A filtrare la presenza del mare è l’oscura corposità del Palazzo. Posizionato in pianta stabile al centro della scena, la monumentale presenza a volte lo lascia intravedere, aggiungendo profondità prospettica, a volte invece sembra ostacolarlo, senza mai negarlo, per inquadrare la narrazione agli interni dell’edificio. Così Andrea De Rosa ha pensato il suo allestimento del Simon Boccanegra che inaugura, insieme alla Traviata di Robert Carsen ormai giunta a un importante traguardo di rappresentazioni, la nuova stagione del Teatro la Fenice che raggiunge il decennale dalla prima stagione lirica negli spazi del teatro ricostruito.
Per il regista è il mare l’elemento simbolo di questo allestimento. La sua persistenza scenica per mezzo di proiezioni video, asseconda sin da subito il pensiero di Amelia nel rivivere, durante il primo atto, alcuni confusi ricordi di gioventù in attesa dell’amato Gabriele. Così il continuo ondeggiare del mare si contrappone alla “pompa austera” del Palazzo che lo incornicia. Lecito quanto superfluo domandarsi in che modo la componente scenica riesca a incidere su quella musicale poiché la forza dell’allestimento risiede proprio nella capacità di lasciare espandere la musica in tutta la sua potenza persuasiva. Non c’è confronto che tenga tra l’effimero incanto procurato dalla visione del mare e la sua palpitante evocazione liberata sin dalle prime note del prologo. Non infastidisce, al punto da passare quasi inosservato, l’ardito escamotage che vede il ritorno di Maria sul finale: sarà il fantasma dell’amata ad accogliere il corpo di Simone agonizzante, non prima di aver permesso a quest’ultimo di districare l’intensa matassa che caratterizza l’intreccio, giustificando la presenza di Jacopo Fiesco, ormai pentito di aver ostacolato a tal punto la vita del Doge, agli occhi di Amelia, sua nipote.

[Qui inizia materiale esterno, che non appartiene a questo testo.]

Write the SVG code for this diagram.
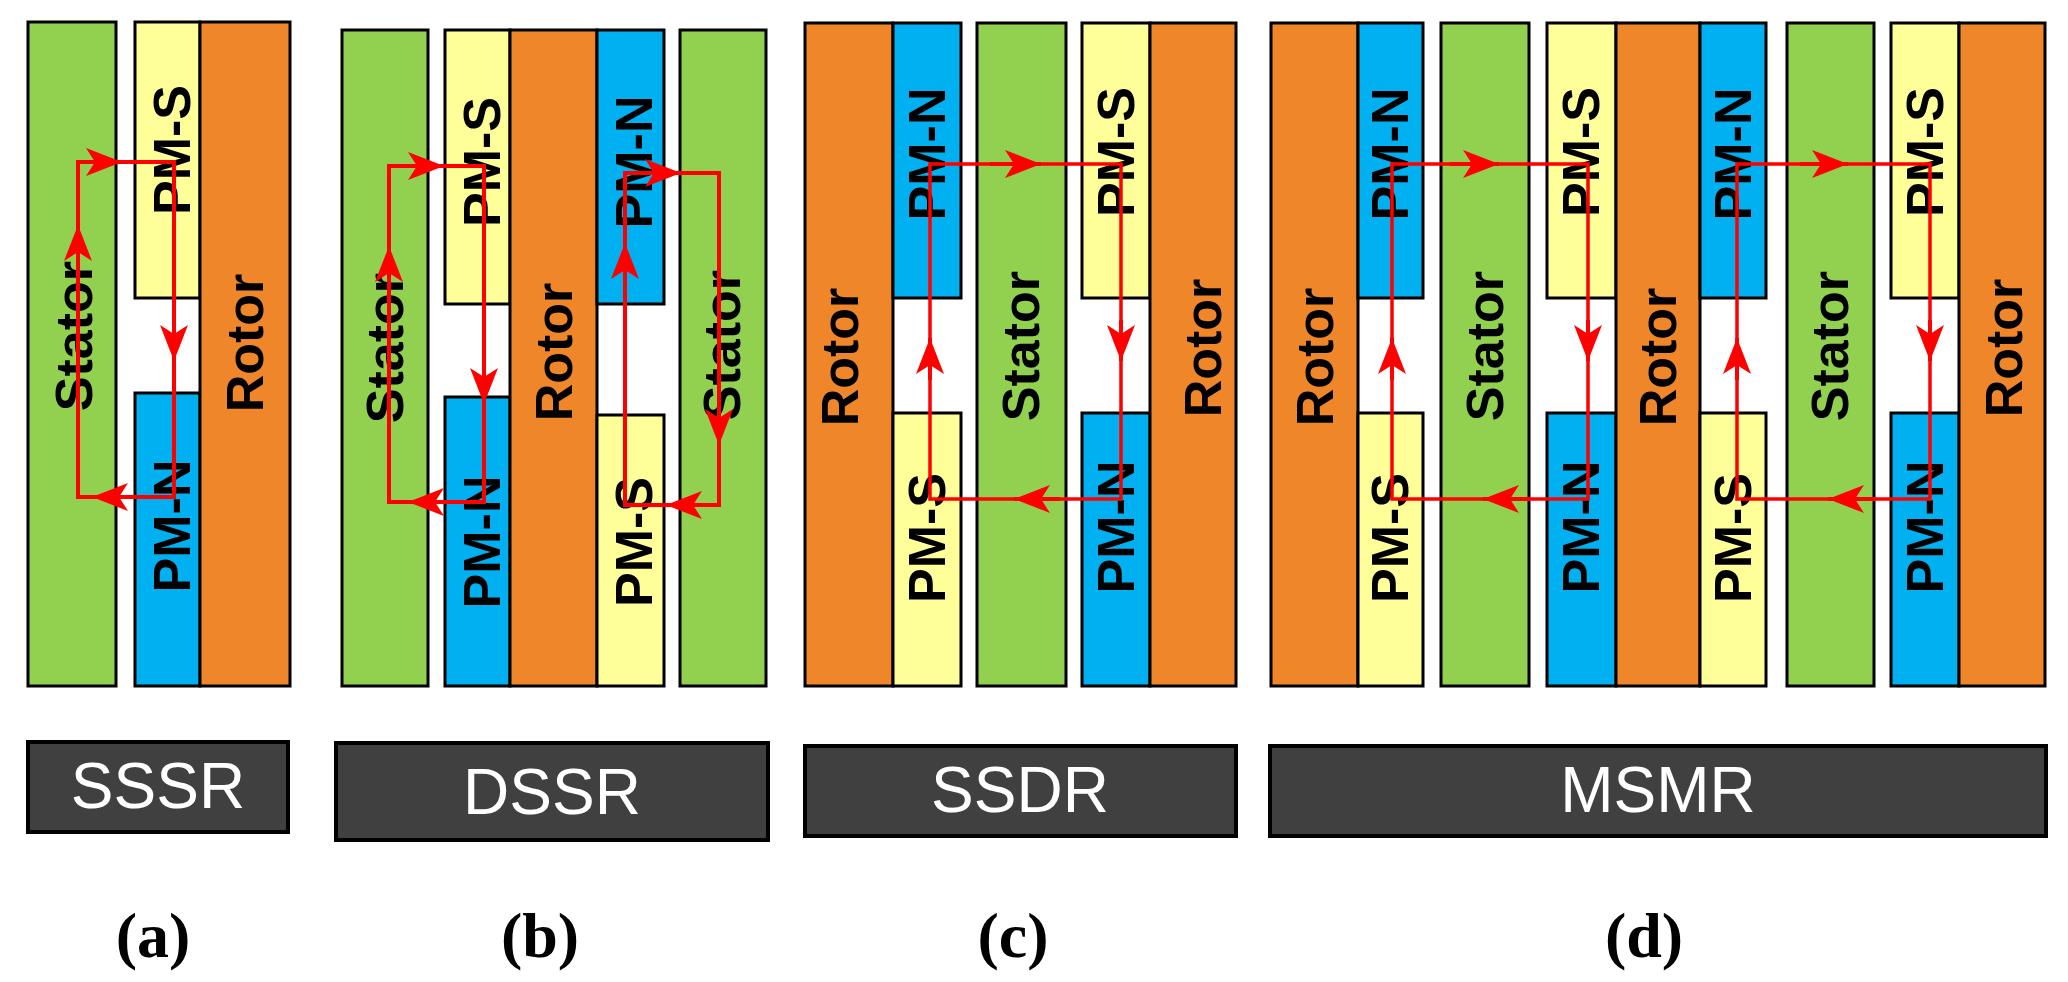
<svg xmlns="http://www.w3.org/2000/svg" width="2068" height="982" viewBox="0 0 2068 982">
<style>
.blk{stroke:#000;stroke-width:3}
.g{fill:#92D050}.y{fill:#FFFF99}.b{fill:#00B0F0}.o{fill:#F0862A}
.bar{fill:#404040;stroke:#000;stroke-width:4}
.t{font-family:"Liberation Sans",Arial,sans-serif;font-weight:bold;font-size:52px;text-anchor:middle;dominant-baseline:central;fill:#000}
.bt{font-family:"Liberation Sans",Arial,sans-serif;font-size:64px;text-anchor:middle;fill:#fff}
.cap{font-family:"Liberation Serif","Times New Roman",serif;font-size:64px;font-weight:bold;text-anchor:middle;fill:#000}
.p{fill:none;stroke:#f00;stroke-width:4}
.p2{fill:none;stroke:#f00;stroke-width:3.5}
.a{stroke:#f00;stroke-width:4;marker-end:url(#ah)}
</style>
<defs>
<marker id="ah" viewBox="0 0 36 28" refX="36" refY="14" markerWidth="36" markerHeight="28" markerUnits="userSpaceOnUse" orient="auto">
<path d="M0,0 L36,14 L0,28 L9,14 z" fill="#f00"/>
</marker>
</defs>
<rect width="2068" height="982" fill="#fff"/>

<g id="panel-a">
<g id="a-stator"><rect class="blk g" x="28" y="22" width="88" height="664"/><text class="t" x="74" y="336" transform="rotate(-90 74 336)">Stator</text></g>
<g id="a-pms"><rect class="blk y" x="135" y="22" width="65" height="276"/><text class="t" x="172" y="150" transform="rotate(-90 172 150)">PM-S</text></g>
<g id="a-pmn"><rect class="blk b" x="135" y="393" width="65" height="293"/><text class="t" x="172" y="526" transform="rotate(-90 172 526)">PM-N</text></g>
<g id="a-rotor"><rect class="blk o" x="200" y="22" width="90" height="664"/><text class="t" x="245" y="343" transform="rotate(-90 245 343)">Rotor</text></g>
</g>

<g id="panel-b">
<g id="b-stator1"><rect class="blk g" x="342" y="30" width="86" height="656"/><text class="t" x="385" y="348" transform="rotate(-90 385 348)">Stator</text></g>
<g id="b-pms"><rect class="blk y" x="445" y="30" width="65" height="274"/><text class="t" x="482" y="162" transform="rotate(-90 482 162)">PM-S</text></g>
<g id="b-pmn"><rect class="blk b" x="445" y="397" width="65" height="289"/><text class="t" x="482" y="542" transform="rotate(-90 482 542)">PM-N</text></g>
<g id="b-rotor"><rect class="blk o" x="510" y="30" width="87" height="656"/><text class="t" x="554" y="352" transform="rotate(-90 554 352)">Rotor</text></g>
<g id="b-pmn2"><rect class="blk b" x="597" y="30" width="67" height="274"/><text class="t" x="634" y="162" transform="rotate(-90 634 162)">PM-N</text></g>
<g id="b-pms2"><rect class="blk y" x="597" y="415" width="67" height="271"/><text class="t" x="634" y="542" transform="rotate(-90 634 542)">PM-S</text></g>
<g id="b-stator2"><rect class="blk g" x="680" y="30" width="86" height="656"/><text class="t" x="722" y="345" transform="rotate(-90 722 345)">Stator</text></g>
</g>

<g id="panel-c">
<g id="c-rotor1"><rect class="blk o" x="805" y="23" width="88" height="663"/><text class="t" x="840" y="357" transform="rotate(-90 840 357)">Rotor</text></g>
<g id="c-pmn"><rect class="blk b" x="893" y="23" width="68" height="275"/><text class="t" x="927" y="154" transform="rotate(-90 927 154)">PM-N</text></g>
<g id="c-pms"><rect class="blk y" x="893" y="413" width="68" height="273"/><text class="t" x="927" y="538" transform="rotate(-90 927 538)">PM-S</text></g>
<g id="c-stator"><rect class="blk g" x="977" y="23" width="89" height="663"/><text class="t" x="1021" y="346" transform="rotate(-90 1021 346)">Stator</text></g>
<g id="c-pms2"><rect class="blk y" x="1082" y="23" width="68" height="275"/><text class="t" x="1116" y="152" transform="rotate(-90 1116 152)">PM-S</text></g>
<g id="c-pmn2"><rect class="blk b" x="1082" y="413" width="68" height="273"/><text class="t" x="1116" y="527" transform="rotate(-90 1116 527)">PM-N</text></g>
<g id="c-rotor2"><rect class="blk o" x="1150" y="23" width="86" height="663"/><text class="t" x="1203" y="348" transform="rotate(-90 1203 348)">Rotor</text></g>
</g>

<g id="panel-d">
<g id="d-rotor1"><rect class="blk o" x="1271" y="23" width="87" height="663"/><text class="t" x="1315" y="357" transform="rotate(-90 1315 357)">Rotor</text></g>
<g id="d-pmn1"><rect class="blk b" x="1358" y="23" width="65" height="275"/><text class="t" x="1390" y="154" transform="rotate(-90 1390 154)">PM-N</text></g>
<g id="d-pms1"><rect class="blk y" x="1358" y="413" width="65" height="273"/><text class="t" x="1390" y="538" transform="rotate(-90 1390 538)">PM-S</text></g>
<g id="d-stator1"><rect class="blk g" x="1441" y="23" width="88" height="663"/><text class="t" x="1485" y="346" transform="rotate(-90 1485 346)">Stator</text></g>
<g id="d-pms2"><rect class="blk y" x="1547" y="23" width="69" height="275"/><text class="t" x="1581" y="152" transform="rotate(-90 1581 152)">PM-S</text></g>
<g id="d-pmn2"><rect class="blk b" x="1547" y="413" width="69" height="273"/><text class="t" x="1581" y="527" transform="rotate(-90 1581 527)">PM-N</text></g>
<g id="d-rotor2"><rect class="blk o" x="1616" y="23" width="84" height="663"/><text class="t" x="1658" y="357" transform="rotate(-90 1658 357)">Rotor</text></g>
<g id="d-pmn3"><rect class="blk b" x="1700" y="23" width="66" height="275"/><text class="t" x="1733" y="154" transform="rotate(-90 1733 154)">PM-N</text></g>
<g id="d-pms3"><rect class="blk y" x="1700" y="413" width="66" height="273"/><text class="t" x="1733" y="538" transform="rotate(-90 1733 538)">PM-S</text></g>
<g id="d-stator2"><rect class="blk g" x="1787" y="23" width="87" height="663"/><text class="t" x="1830" y="346" transform="rotate(-90 1830 346)">Stator</text></g>
<g id="d-pms4"><rect class="blk y" x="1891" y="23" width="68" height="275"/><text class="t" x="1925" y="152" transform="rotate(-90 1925 152)">PM-S</text></g>
<g id="d-pmn4"><rect class="blk b" x="1891" y="413" width="68" height="273"/><text class="t" x="1925" y="527" transform="rotate(-90 1925 527)">PM-N</text></g>
<g id="d-rotor3"><rect class="blk o" x="1959" y="23" width="86" height="663"/><text class="t" x="2004" y="348" transform="rotate(-90 2004 348)">Rotor</text></g>
</g>

<g id="connectors">
<path class="p" d="M78,497 V162 H174 V497 Z"/>
<line class="a" x1="78" y1="270" x2="78" y2="225"/>
<line class="a" x1="86" y1="162" x2="122" y2="162"/>
<line class="a" x1="174" y1="320" x2="174" y2="361"/>
<line class="a" x1="130" y1="497" x2="92" y2="497"/>

<path class="p" d="M389,502 V166 H484 V502 Z"/>
<line class="a" x1="389" y1="290" x2="389" y2="246"/>
<line class="a" x1="400" y1="166" x2="444" y2="166"/>
<line class="a" x1="484" y1="360" x2="484" y2="404"/>
<line class="a" x1="450" y1="502" x2="408" y2="502"/>

<path class="p" d="M625,505 V173 H719 V505 Z"/>
<line class="a" x1="625" y1="290" x2="625" y2="243"/>
<line class="a" x1="640" y1="173" x2="681" y2="173"/>
<line class="a" x1="719" y1="400" x2="719" y2="445"/>
<line class="a" x1="705" y1="505" x2="666" y2="505"/>

<path class="p2" d="M930,499 V164 H1121 V499 Z"/>
<line class="a" x1="990" y1="164" x2="1041" y2="164"/>
<line class="a" x1="1121" y1="320" x2="1121" y2="361"/>
<line class="a" x1="1060" y1="499" x2="1014" y2="499"/>
<line class="a" x1="930" y1="380" x2="930" y2="338"/>

<path class="p2" d="M1392,499 V164 H1588 V499 Z"/>
<line class="a" x1="1450" y1="164" x2="1499" y2="164"/>
<line class="a" x1="1588" y1="320" x2="1588" y2="361"/>
<line class="a" x1="1530" y1="499" x2="1483" y2="499"/>
<line class="a" x1="1392" y1="380" x2="1392" y2="338"/>

<path class="p2" d="M1737,499 V164 H1930 V499 Z"/>
<line class="a" x1="1800" y1="164" x2="1848" y2="164"/>
<line class="a" x1="1930" y1="320" x2="1930" y2="361"/>
<line class="a" x1="1875" y1="499" x2="1828" y2="499"/>
<line class="a" x1="1737" y1="380" x2="1737" y2="338"/>
</g>

<g id="label-sssr"><rect class="bar" x="28" y="742" width="260" height="90"/><text class="bt" x="158" y="808">SSSR</text></g>
<g id="label-dssr"><rect class="bar" x="336" y="743" width="432" height="97"/><text class="bt" x="552" y="814">DSSR</text></g>
<g id="label-ssdr"><rect class="bar" x="805" y="746" width="431" height="90"/><text class="bt" x="1020" y="812">SSDR</text></g>
<g id="label-msmr"><rect class="bar" x="1270" y="746" width="776" height="90"/><text class="bt" x="1658" y="812">MSMR</text></g>

<text class="cap" x="153" y="957">(a)</text>
<text class="cap" x="540" y="957">(b)</text>
<text class="cap" x="1013" y="957">(c)</text>
<text class="cap" x="1644" y="957">(d)</text>
</svg>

Non c’è ostacolo che tenga dunque all’espressione vocale di un cast in cui nessuno dei componenti sente la necessità di sgomitare tra gli altri assicurando così un esemplare equilibrio. Sbalordisce la compattezza sonora dovuta alla stupefacente freschezza esecutiva e di spirito con la quale l’orchestra affronta la partitura affidandosi totalmente alle mani di Myung-Whun Chung, acclamato a star sin da subito. Il direttore offre un saggio esecutivo sopra ogni altra aspettativa siglando con orchestra e pubblico un rinnovato rapporto di fiducia. Ottimo inizio per il teatro veneziano che ritrova tutto l’appoggio di cui necessita.